_Input material_.
※

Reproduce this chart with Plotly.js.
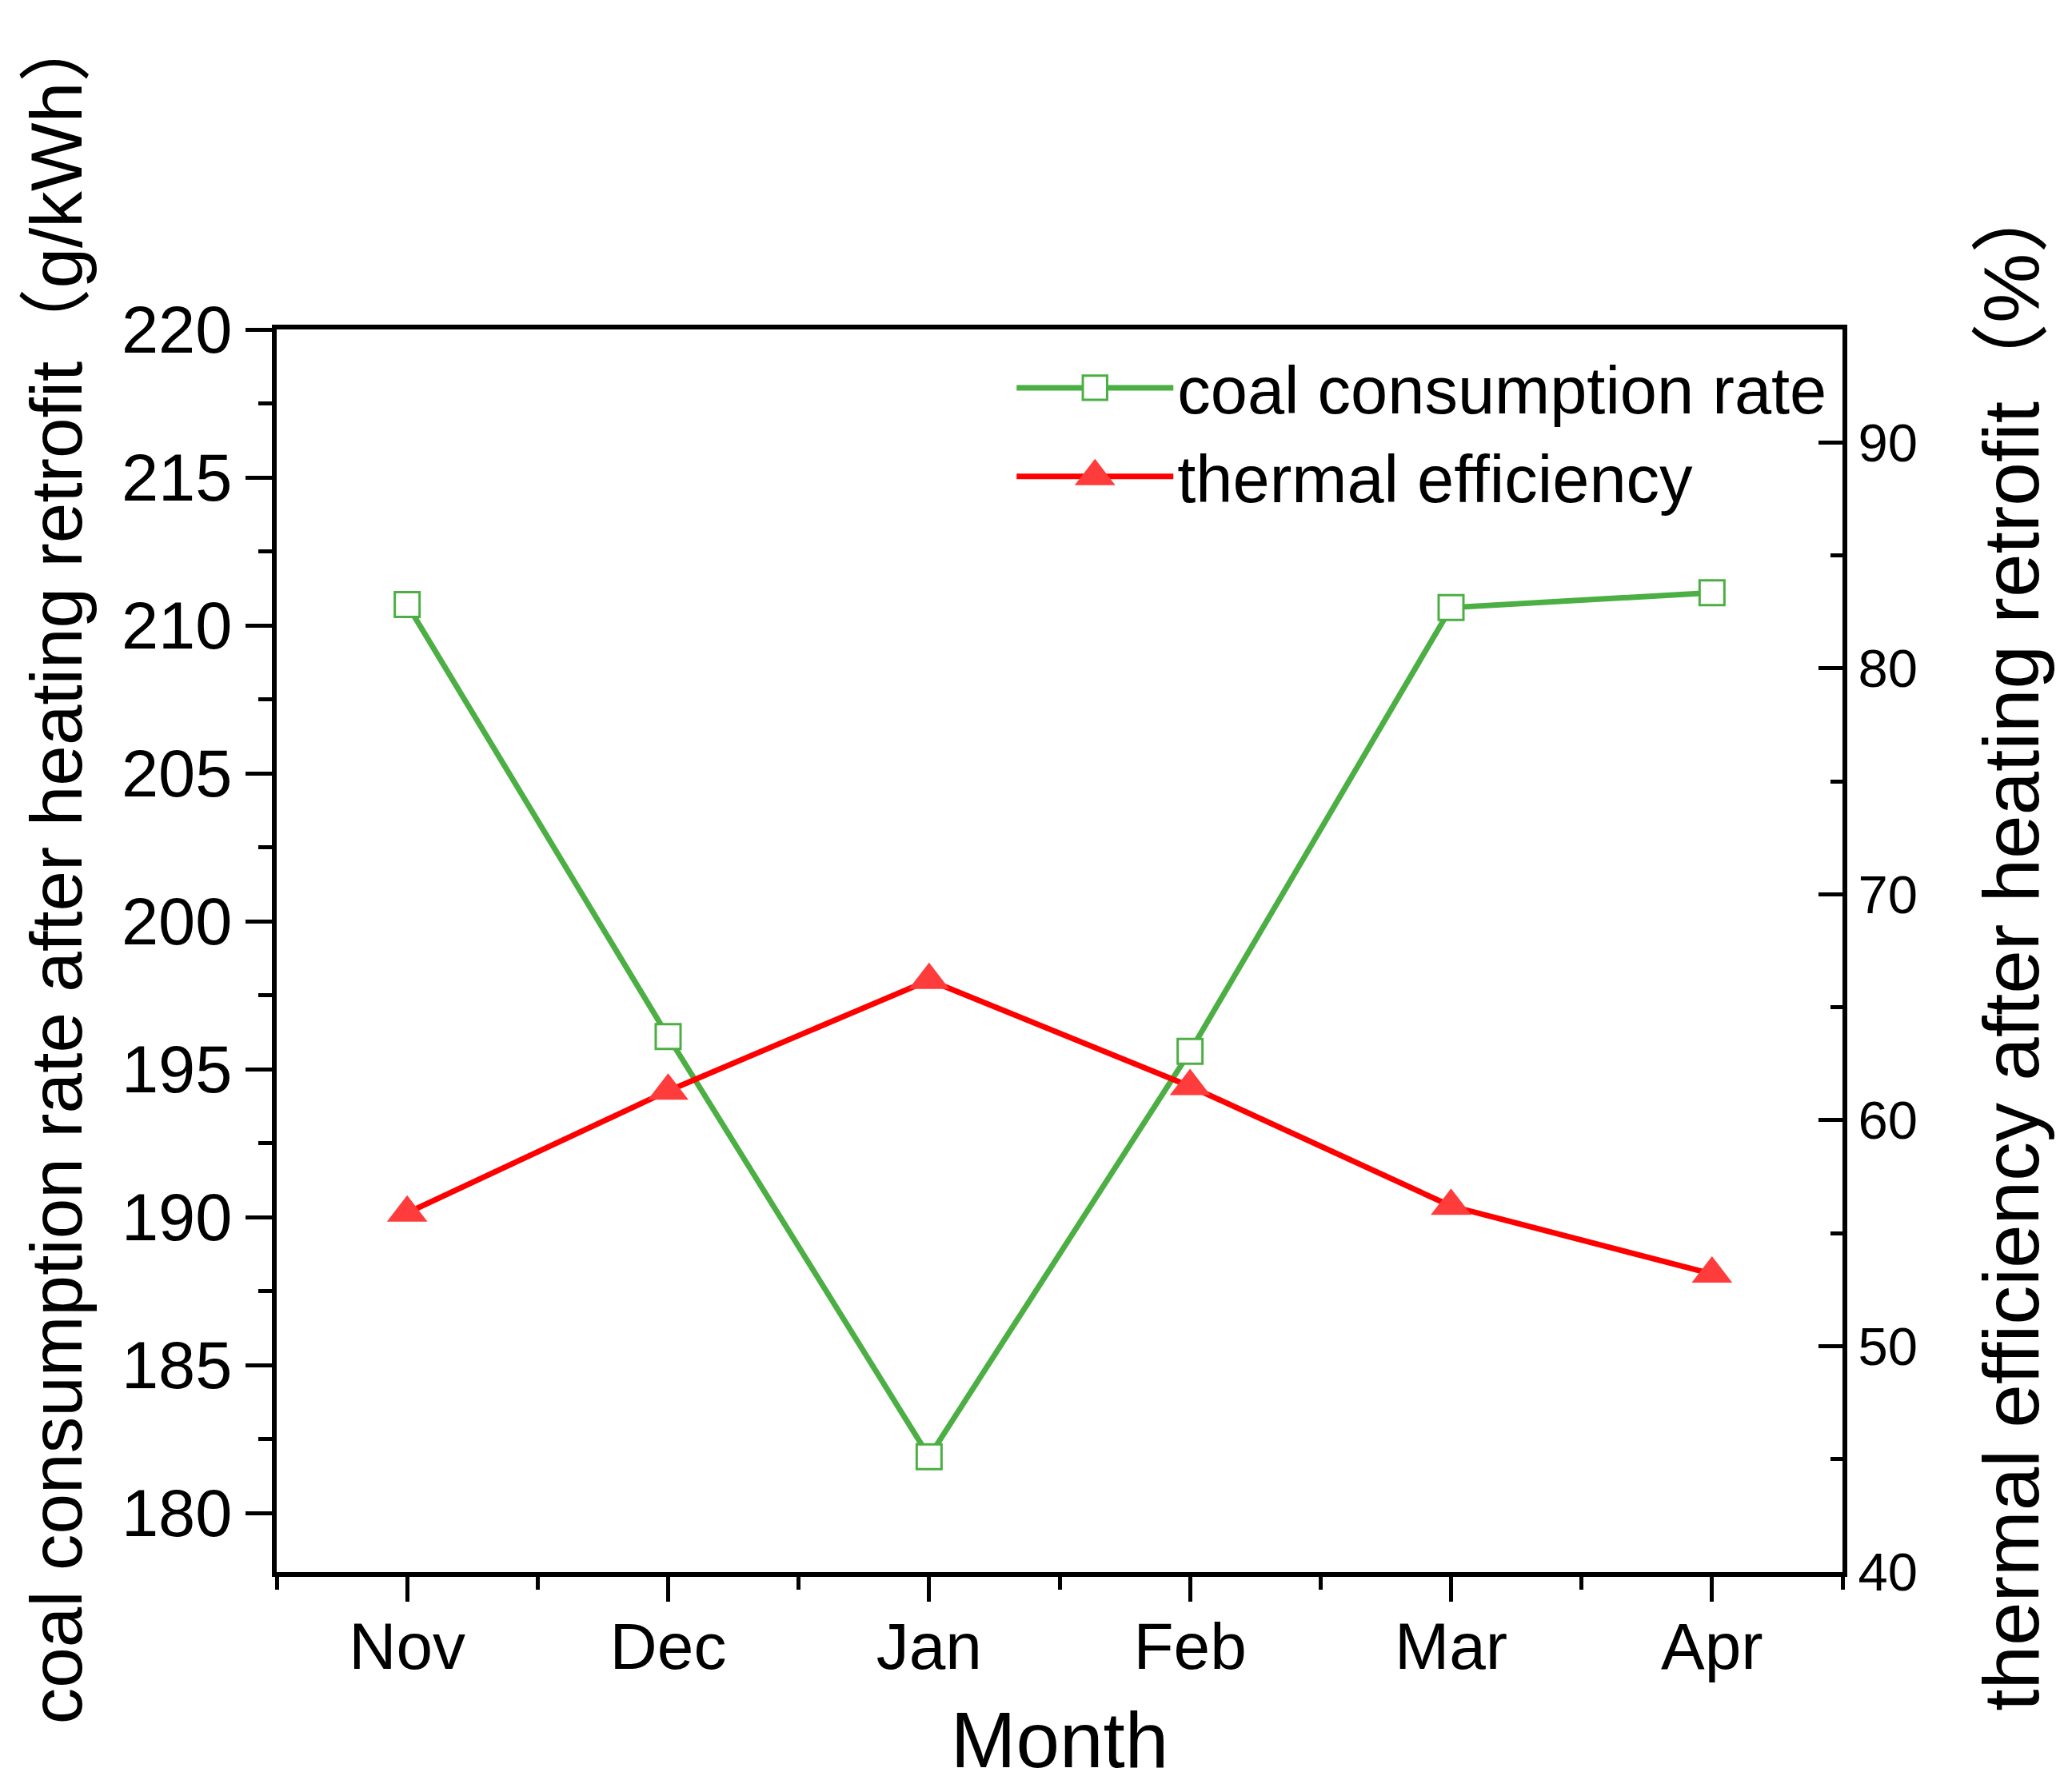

※

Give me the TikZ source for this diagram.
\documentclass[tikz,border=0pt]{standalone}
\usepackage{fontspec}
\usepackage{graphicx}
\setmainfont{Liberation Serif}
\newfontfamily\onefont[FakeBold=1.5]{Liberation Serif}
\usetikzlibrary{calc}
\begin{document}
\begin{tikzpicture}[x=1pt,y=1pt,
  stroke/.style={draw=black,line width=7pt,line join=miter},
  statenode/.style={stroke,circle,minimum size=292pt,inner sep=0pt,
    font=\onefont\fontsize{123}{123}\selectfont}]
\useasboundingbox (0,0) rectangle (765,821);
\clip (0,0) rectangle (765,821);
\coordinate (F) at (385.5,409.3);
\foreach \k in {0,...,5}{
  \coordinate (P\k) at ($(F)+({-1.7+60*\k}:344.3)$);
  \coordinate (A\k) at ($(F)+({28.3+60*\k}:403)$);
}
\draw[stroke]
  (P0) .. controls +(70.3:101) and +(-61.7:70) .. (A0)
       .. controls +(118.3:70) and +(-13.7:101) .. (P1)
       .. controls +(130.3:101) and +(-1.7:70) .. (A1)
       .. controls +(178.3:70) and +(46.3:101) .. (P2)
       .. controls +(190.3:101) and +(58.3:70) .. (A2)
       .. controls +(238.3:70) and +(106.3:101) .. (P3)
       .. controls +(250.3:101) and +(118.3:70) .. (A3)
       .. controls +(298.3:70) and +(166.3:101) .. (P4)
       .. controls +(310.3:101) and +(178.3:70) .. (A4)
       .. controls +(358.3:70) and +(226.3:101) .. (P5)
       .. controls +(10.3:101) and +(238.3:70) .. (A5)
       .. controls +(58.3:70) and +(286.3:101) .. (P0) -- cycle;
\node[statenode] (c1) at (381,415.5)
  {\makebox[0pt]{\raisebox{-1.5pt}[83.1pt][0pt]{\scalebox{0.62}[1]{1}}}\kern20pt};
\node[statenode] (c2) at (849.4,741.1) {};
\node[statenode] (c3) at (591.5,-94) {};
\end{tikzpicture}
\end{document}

※

_Your objective_. Copy out each line that contains the word "this".

_Task response_.
Reproduce this chart with Plotly.js.
Give me the TikZ source for this diagram.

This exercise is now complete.